Ghosting is a faint trail or shadow left behind a moving object on screen, caused by slow pixel response times. This test moves an object across a dark background — any visible trail behind it indicates ghosting or motion blur.
Monitor Ghosting Test
Ghosting occurs when pixels cannot switch states fast enough to keep up with moving content. The old pixel color lingers briefly, leaving a visible trail or "ghost" behind moving objects. It is measured by pixel response time in milliseconds (ms).
- Slow pixel response time: TN panels typically respond in 1–5 ms; IPS and VA panels can be 4–15 ms. Higher response times cause more ghosting.
- Overdrive artifacts: Aggressive overdrive settings can cause inverse ghosting — a bright halo ahead of the moving object.

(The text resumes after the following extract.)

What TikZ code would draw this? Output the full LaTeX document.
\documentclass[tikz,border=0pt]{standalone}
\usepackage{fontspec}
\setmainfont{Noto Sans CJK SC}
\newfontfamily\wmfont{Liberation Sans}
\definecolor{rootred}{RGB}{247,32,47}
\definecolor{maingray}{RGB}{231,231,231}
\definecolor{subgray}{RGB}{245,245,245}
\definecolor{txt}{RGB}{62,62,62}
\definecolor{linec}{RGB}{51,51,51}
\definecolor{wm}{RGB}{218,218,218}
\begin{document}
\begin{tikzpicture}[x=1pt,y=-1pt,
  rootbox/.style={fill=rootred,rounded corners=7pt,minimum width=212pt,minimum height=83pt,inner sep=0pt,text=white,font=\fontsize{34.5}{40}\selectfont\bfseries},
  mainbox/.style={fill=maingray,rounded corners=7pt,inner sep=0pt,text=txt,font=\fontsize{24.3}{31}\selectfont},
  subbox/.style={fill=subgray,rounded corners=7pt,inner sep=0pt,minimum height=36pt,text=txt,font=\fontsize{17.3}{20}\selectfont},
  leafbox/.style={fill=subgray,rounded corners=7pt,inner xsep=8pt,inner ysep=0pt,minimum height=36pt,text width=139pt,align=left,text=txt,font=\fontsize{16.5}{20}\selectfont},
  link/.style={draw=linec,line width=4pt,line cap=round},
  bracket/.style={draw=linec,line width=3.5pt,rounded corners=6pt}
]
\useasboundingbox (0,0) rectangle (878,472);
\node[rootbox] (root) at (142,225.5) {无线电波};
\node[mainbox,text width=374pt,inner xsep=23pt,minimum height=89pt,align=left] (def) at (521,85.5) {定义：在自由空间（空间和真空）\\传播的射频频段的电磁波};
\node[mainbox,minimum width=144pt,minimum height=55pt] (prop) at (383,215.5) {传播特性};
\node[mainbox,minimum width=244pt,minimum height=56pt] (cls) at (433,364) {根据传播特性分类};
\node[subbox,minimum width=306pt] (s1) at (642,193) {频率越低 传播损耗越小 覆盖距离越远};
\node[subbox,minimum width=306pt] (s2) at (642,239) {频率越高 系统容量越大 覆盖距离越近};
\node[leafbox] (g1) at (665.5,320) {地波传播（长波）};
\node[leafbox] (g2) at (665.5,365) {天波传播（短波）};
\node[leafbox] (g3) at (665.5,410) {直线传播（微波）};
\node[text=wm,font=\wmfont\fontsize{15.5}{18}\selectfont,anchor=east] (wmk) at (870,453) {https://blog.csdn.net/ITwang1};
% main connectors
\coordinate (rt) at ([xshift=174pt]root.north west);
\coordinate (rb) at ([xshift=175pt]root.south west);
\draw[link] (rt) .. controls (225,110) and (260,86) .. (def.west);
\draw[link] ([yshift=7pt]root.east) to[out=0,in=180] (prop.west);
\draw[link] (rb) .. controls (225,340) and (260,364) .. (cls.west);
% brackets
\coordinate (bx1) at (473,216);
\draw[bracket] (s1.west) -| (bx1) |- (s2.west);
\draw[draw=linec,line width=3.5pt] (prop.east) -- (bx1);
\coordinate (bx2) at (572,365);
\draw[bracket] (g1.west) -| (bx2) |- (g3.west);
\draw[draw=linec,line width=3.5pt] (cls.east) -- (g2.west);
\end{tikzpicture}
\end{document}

- Low refresh rate: At 60 Hz, each frame is displayed for 16.7 ms, giving more time for ghosting to be visible than at 144 Hz or higher.

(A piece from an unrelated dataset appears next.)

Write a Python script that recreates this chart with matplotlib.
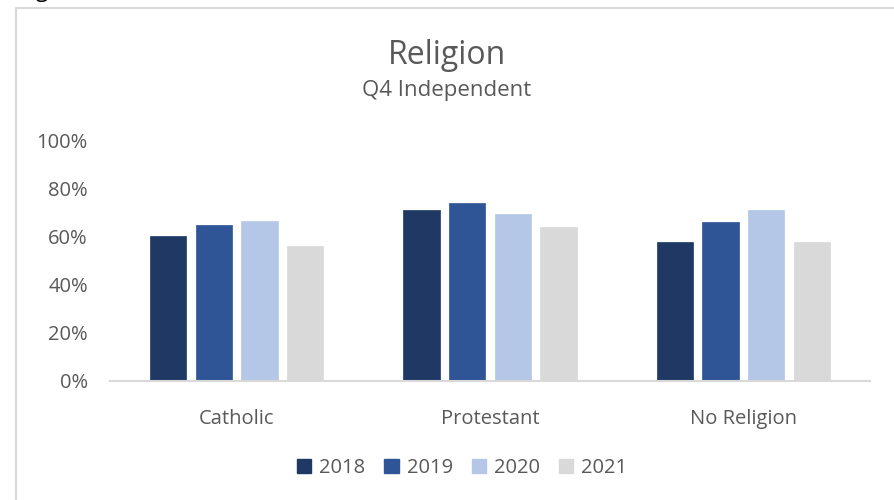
import matplotlib.pyplot as plt
import matplotlib.patches as patches
import numpy as np

# data
categories = ['Catholic', 'Protestant', 'No Religion']
years = ['2018', '2019', '2020', '2021']
share_2018 = [0.604, 0.711, 0.578]
share_2019 = [0.649, 0.739, 0.660]
share_2020 = [0.667, 0.694, 0.711]
share_2021 = [0.560, 0.640, 0.578]

colors = ['#1F3864', '#2F5597', '#B4C7E7', '#D9D9D9']
text_grey = '#595959'

plt.rcParams['font.family'] = ['Open Sans', 'DejaVu Sans']

fig = plt.figure(figsize=(8.94, 5.0), dpi=100)
ax = fig.add_axes([110/894, 1 - 381/500, 760/894, 240.5/500])

x = np.arange(len(categories))
step = 0.18
width = 0.1437
all_vals = [share_2018, share_2019, share_2020, share_2021]
for j in range(len(years)):
    ax.bar(x + (j - 1.5)*step, all_vals[j], width, color=colors[j], label=years[j],
           edgecolor=colors[j], linewidth=0.5)

ax.set_xlim(-0.5, 2.5)
ax.set_ylim(0, 1.0)
ax.set_yticks(np.arange(0, 1.01, 0.2))
ax.set_yticklabels(['%d%%' % round(v*100) for v in np.arange(0, 1.01, 0.2)])
ax.set_xticks(x)
ax.set_xticklabels(categories)
ax.tick_params(axis='y', length=0, pad=16, labelsize=14.5, labelcolor=text_grey)
ax.tick_params(axis='x', length=0, pad=20, labelsize=14.5, labelcolor=text_grey)
for s in ['top', 'right', 'left']:
    ax.spines[s].set_visible(False)
ax.spines['bottom'].set_color('#D9D9D9')
ax.spines['bottom'].set_linewidth(1.5)

fig.text(0.5, 1 - 56/500, 'Religion', ha='center', va='center', fontsize=23, color=text_grey)
fig.text(0.5, 1 - 91/500, 'Q4 Independent', ha='center', va='center', fontsize=16, color=text_grey)

handles = [patches.Patch(color=colors[j], label=years[j]) for j in range(len(years))]
fig.legend(handles=handles, loc='center', bbox_to_anchor=(0.517, 1 - 468/500), ncol=4,
           frameon=False, handlelength=0.7, handleheight=0.7, handletextpad=0.4,
           columnspacing=0.95, fontsize=14.5, labelcolor=text_grey)

# chart border (runs off the right and bottom edges)
fig.patches.append(patches.Rectangle((16/894, -0.2), 1.2, 1.2 - 8/500, transform=fig.transFigure,
                                     fill=False, edgecolor='#D9D9D9', linewidth=1.5))
# clipped caption above the chart
fig.text(36/894, 1 + 3/500, 'g', ha='left', va='baseline', fontsize=16, color='black')

fig.savefig('out.png', dpi=100)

- Enable overdrive (also called Response Time, AMA, or TraceFree) in your monitor OSD — try "Medium" first.
- Increase your monitor's refresh rate in OS display settings.

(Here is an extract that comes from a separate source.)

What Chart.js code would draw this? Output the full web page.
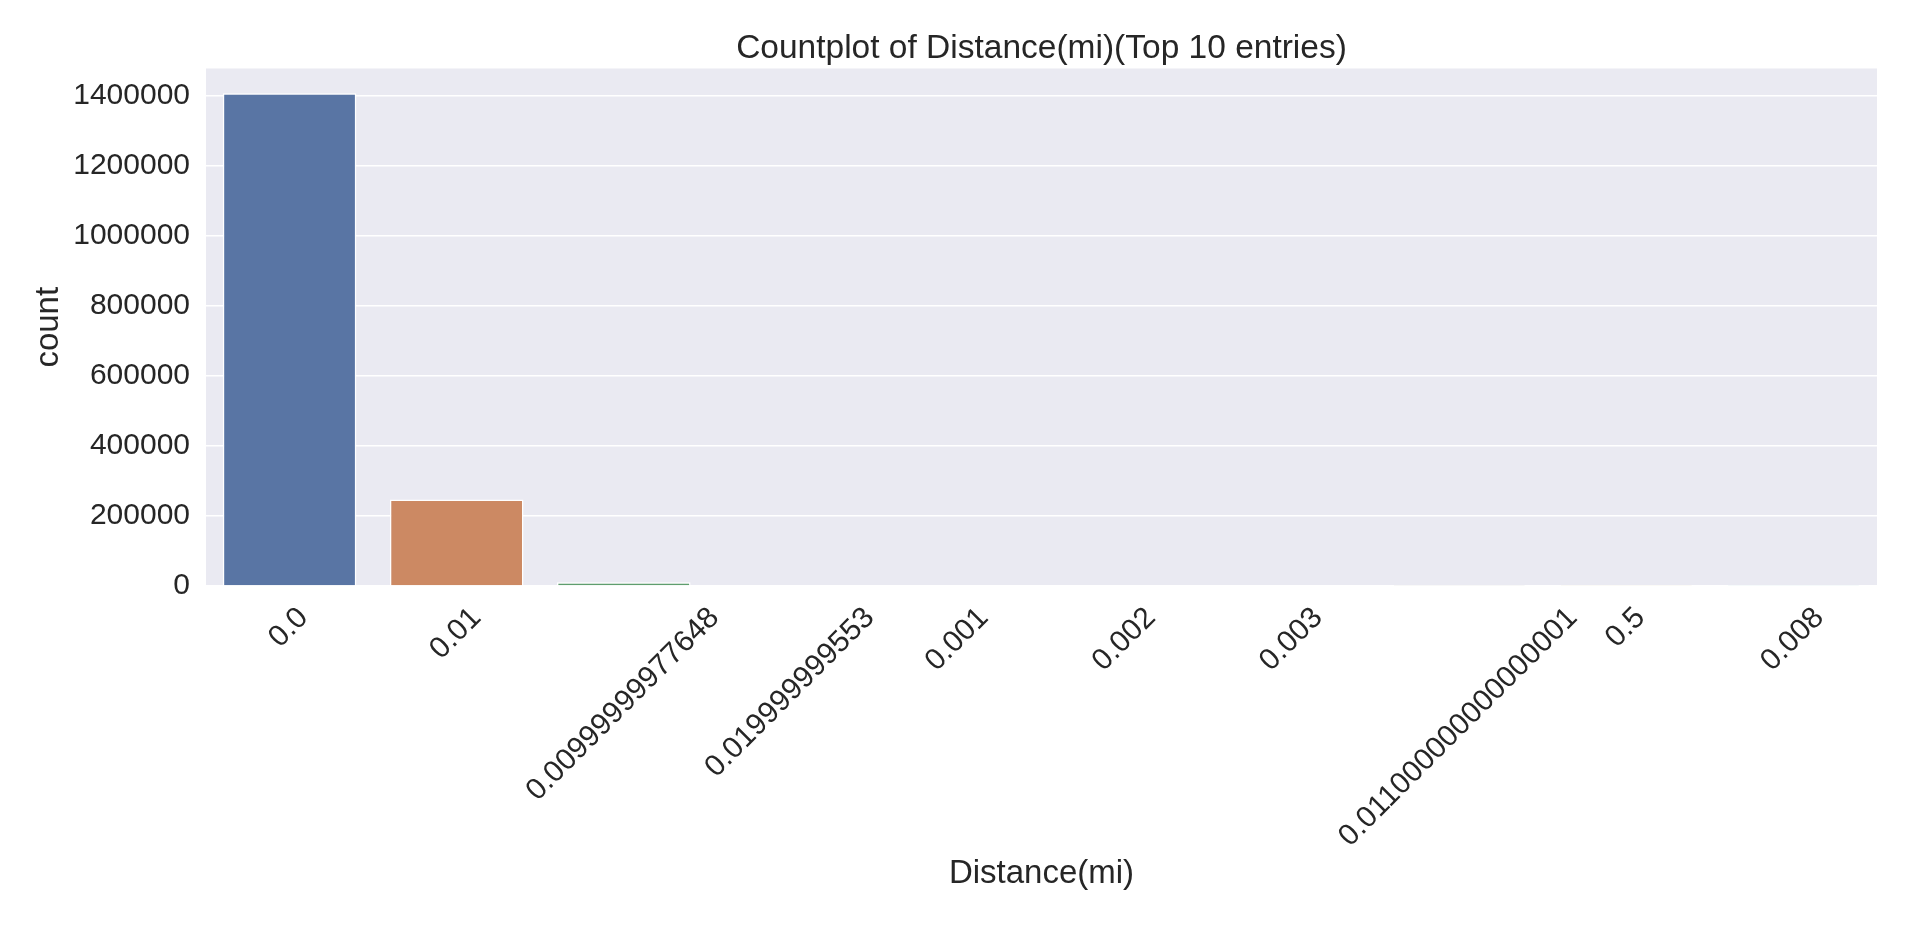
<!DOCTYPE html>
<html lang="en">
<head>
<meta charset="UTF-8">
<title>Countplot of Distance(mi)(Top 10 entries)</title>
<script src="https://cdn.jsdelivr.net/npm/chart.js@4.4.1/dist/chart.umd.min.js"></script>
<style>
    html, body { margin: 0; padding: 0; background: #ffffff; }
    #chart { display: block; }
</style>
</head>
<body>
<canvas id="chart" width="1920" height="927"></canvas>
<script>
    // data
    const categories = ['0.0', '0.01', '0.00999999977648', '0.019999999553', '0.001',
                        '0.002', '0.003', '0.011000000000000001', '0.5', '0.008'];
    const counts = [1408600, 247000, 10500, 2800, 2600, 1900, 1700, 1500, 1400, 1300];
    const barColors = ['#5975a4', '#cc8963', '#5f9e6e', '#b55d60', '#857aab',
                       '#8d7866', '#d095bf', '#8c8c8c', '#c1b37f', '#71aec0'];
    const yTicks = [0, 200000, 400000, 600000, 800000, 1000000, 1200000, 1400000];

    const textColor = '#262626';
    const tickSize = 30;
    const labelSize = 33;

    Chart.defaults.font.family = "'Liberation Sans', Arial, sans-serif";
    Chart.defaults.color = textColor;

    // white page + grey seaborn plot area
    const background = {
        id: 'background',
        beforeDraw(chart) {
            const { ctx, chartArea: a } = chart;
            ctx.save();
            ctx.fillStyle = '#ffffff';
            ctx.fillRect(0, 0, chart.width, chart.height);
            ctx.fillStyle = '#eaeaf2';
            ctx.fillRect(a.left, a.top, a.right - a.left, a.bottom - a.top);
            ctx.restore();
        }
    };

    // x labels rotated 45deg and centred on the tick, like matplotlib
    const centredXLabels = {
        id: 'centredXLabels',
        afterDraw(chart) {
            const { ctx, chartArea } = chart;
            const xs = chart.scales.x;
            const top = chartArea.bottom + 19;
            ctx.save();
            ctx.font = tickSize + "px 'Liberation Sans', Arial, sans-serif";
            ctx.fillStyle = textColor;
            ctx.textAlign = 'center';
            ctx.textBaseline = 'alphabetic';
            categories.forEach((label, i) => {
                const w = ctx.measureText(label).width;
                const side = (w + 0.6 * tickSize) / Math.SQRT2;
                ctx.save();
                ctx.translate(xs.getPixelForTick(i) - 2.5, top + side / 2);
                ctx.rotate(-Math.PI / 4);
                ctx.fillText(label, 0, 0.358 * tickSize);
                ctx.restore();
            });
            ctx.restore();
        }
    };

    new Chart(document.getElementById('chart'), {
        type: 'bar',
        data: {
            labels: categories,
            datasets: [{
                data: counts,
                backgroundColor: barColors,
                borderColor: '#ffffff',
                borderWidth: 1.5,
                barPercentage: 0.8,
                categoryPercentage: 1.0
            }]
        },
        options: {
            responsive: false,
            animation: false,
            devicePixelRatio: 1,
            layout: { padding: { left: 0, right: 43, top: 0, bottom: 0 } },
            plugins: {
                legend: { display: false },
                tooltip: { enabled: false },
                title: {
                    display: true,
                    fullSize: false, // centre over the plot area, not the page
                    text: 'Countplot of Distance(mi)(Top 10 entries)',
                    color: textColor,
                    font: { size: 33.5, weight: 'normal' },
                    padding: { top: 28.3, bottom: 0 }
                }
            },
            scales: {
                x: {
                    grid: { display: false },
                    border: { display: false },
                    ticks: { display: false },
                    title: {
                        display: true,
                        text: 'Distance(mi)',
                        color: textColor,
                        font: { size: labelSize },
                        padding: { top: 0, bottom: 32.8 }
                    },
                    afterFit(scale) { scale.height = 341; }
                },
                y: {
                    min: 0,
                    max: Math.max(...counts) * 1.05,
                    grid: { color: '#ffffff', lineWidth: 1.4, drawTicks: false },
                    border: { display: false },
                    ticks: {
                        font: { size: tickSize },
                        color: textColor,
                        padding: 16,
                        callback: (v) => String(v)
                    },
                    afterBuildTicks(scale) {
                        scale.ticks = yTicks.map((v) => ({ value: v }));
                    },
                    title: {
                        display: true,
                        text: 'count',
                        color: textColor,
                        font: { size: labelSize },
                        padding: { top: 29.6, bottom: 0 }
                    },
                    afterFit(scale) { scale.width = 206; }
                }
            }
        },
        plugins: [background, centredXLabels]
    });
</script>
</body>
</html>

- Enable Motion Blur Reduction (ULMB, MBR, DyAC) if supported — note this reduces brightness.
- If using a VA panel, consider a different panel type for faster response times.
Ghosting is a dark trail behind a moving object — pixels are too slow to transition to the new color. Inverse ghosting (overshoot) is a bright halo in front of the moving object — overdrive pushed pixels too far. Both are visible in this test at high speeds.